I’m gratified that my Post Alley colleague David Brewster picked up on my Folio program, “Democracy in Peril” (recordings available at folioseattle.org). And I agree with Gen. Barry McCaffrey’s point on the program, saying that all the septuagenarians at the top of Democratic Party are too old and should make way for younger candidates. And further, that Joe Biden, especially, is too old and should not run in 2024.
My hope is that Biden knows this and is waiting till after this year’s off-year elections to make an announcement. He does not want to let maneuvering for 2024 presidential race to dominate the political scene — with attendant media hoopla — just yet, especially while there’s still a chance he can get passed elements of his agenda, such as a trimmed-down Build Back Better bill. I further guess and hope that, with Biden turning 80 this November 20, he knows full well that he’s not up to running (and working, if elected, until he’s 84).
If I’m right in these hopes, right after the mid-terms Biden will announce he’s not running after all. The shellacking Democrats are likely to suffer, which will be blamed on him, partly fairly, mostly not, would provide the incentive to move on, rather like European leaders whose parties are voted out of power. But Biden certainly should not resign his post as the European leaders do, elevating Kamala Harris to the presidency and giving her a leg up for 2024.
Biden’s body language suggests he doesn’t think much of Harris’s skills anyway. And he’s perfectly capable of performing as a lame duck whose major function (other than putting out an agenda DOA in a GOP-led Congress) will be to veto the horrendous legislation Republicans may pass (such as defunding most social programs). They won’t have the votes to pass a national abortion ban (not that they won’t try), which will give Dems one of the rallying cries they need to mobilize their voters.
After he announces he’s not running (and doesn’t endorse Harris in the interest of fairness to everyone else), the sweepstakes will begin.

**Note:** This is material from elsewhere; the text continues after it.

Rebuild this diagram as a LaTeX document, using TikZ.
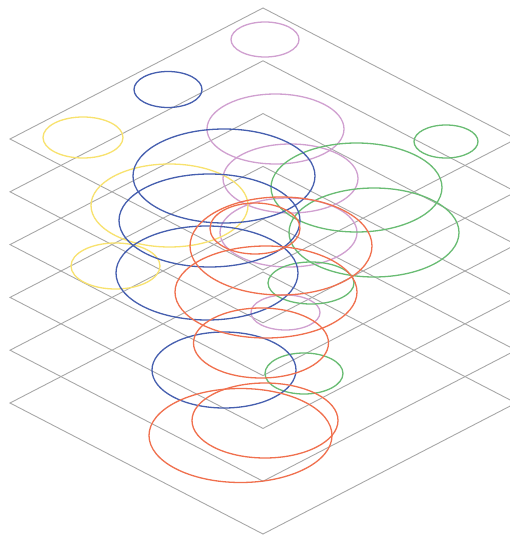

Pennsylvania’s John Fetterman may run if he gets elected Senator, but do we really need a a freshman Senator with zero national experience, learning on the job? I was for Sen. Amy Klobuchar in 2020, and she remains my favorite. Klobuchar has raised her profile considerably since 2020 as chair of the Senate Rules Committee and a major player on the Judiciary Committee, and also a frequent guest on various TV shows, where she’s always clear, idea-rich, feisty and cheerful.
The Minnesota Senator is a powerhouse vote-getter in her home state and enjoys huge approval ratings, suggesting even Republicans like her. In her three terms as Senator, she’s regularly passed more legislation than most. And she’s a moderate progressive—just what the party needs to win. I have no doubt she’ll run on a platform that attracts votes. (True, she could do with a charisma infusion.) Whatever happens with Biden’s timing, there’ll be a donnybrook of a fight for the ‘20 nomination, with left-Progressives battling Moderates. Wisely, Biden hasn’t opened the door to that just yet.